Should Cooper hang on, North Carolina would be the only state where Democrats flipped a governorship in 2016 and would give them a third Southern governorship, compared to 11 for Republicans.
The latest unofficial vote total from the State Board of Elections shows Cooper with a lead of 6,500 votes, up from the 4,700 vote total Cooper held on election night. Election boards in all of the state’s 100 counties have been adding provisional and absentee ballots to the total.

North Carolina Governor Pat McCrory
The McCrory campaign has filed protests in 50 counties, alleged fraudulent absentee ballots and votes by felons and dead people. It asked the state elections panel to oversee official county canvasses across the state, the results of which are scheduled to be certified by the state on November 29. But the board voted to let the counties continue the process on their own.
So far, 40 counties have completed their canvasses and certified final results.
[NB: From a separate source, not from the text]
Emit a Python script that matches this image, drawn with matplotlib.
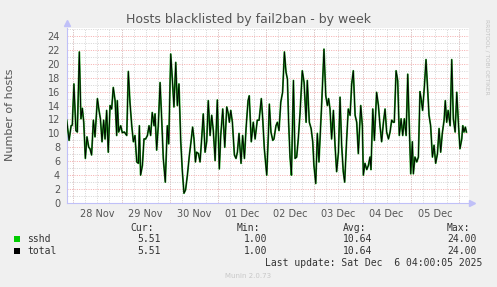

However, none of those were large metropolitan counties with vote totals large enough to conceivably allow McCrory to make up ground.
If Cooper’s lead is less than 10,000 votes when the final canvasses are completed, McCrory could request a statewide recount.
In North Carolina, the State Board of Elections and all 100 county boards are appointed by the governor, with the governor’s political party holding a majority on all of those panels, regardless of the political leanings of the county.
The McCrory campaign suffered a major blow when the board in Durham County, despite being controlled by members of his own party, turned down a challenge alleging possible fraud.
On election night, 90,000 votes from the heavily Democratic county came in late, propelling Cooper into the lead and prompting McCrory to cry foul. However, elections officials in Durham said the votes were reported all at once because a technical problem forced them to enter the results from voting machines by hand.
A different technical problem with computerized voter roles in Durham County led the State Board of Elections to extend voting by up to an hour in eight precincts on election day.
While turning down McCrory’s request to get involved in canvasses statewide, the state board did agree to look at allegations of voter fraud in Bladen County, in the southeastern party of the state. However, McCrory actually won in Bladen County and less than 16,000 people voted, making any change there unlikely to alter Cooper’s lead.
McCrory rode a GOP wave into office in 2012, but the Republican-controlled legislature’s passage of a controversial voter ID law and measures favored by religious conservatives made the governor a lightning rod.
The issue that dominated the race was McCrory’s decision to sign a law requiring transgendered students to use bathrooms that match their gender of birth, rather than their gender of identity, in public facilities.
McCrory continued to defend the law, even after a number of businesses scuttled expansion plans and the NCAA, NBA and ACC pulled events from the state.
Cooper not only opposed the measure, but he also refused to defend it in court when students and the federal government took legal action to overturn it.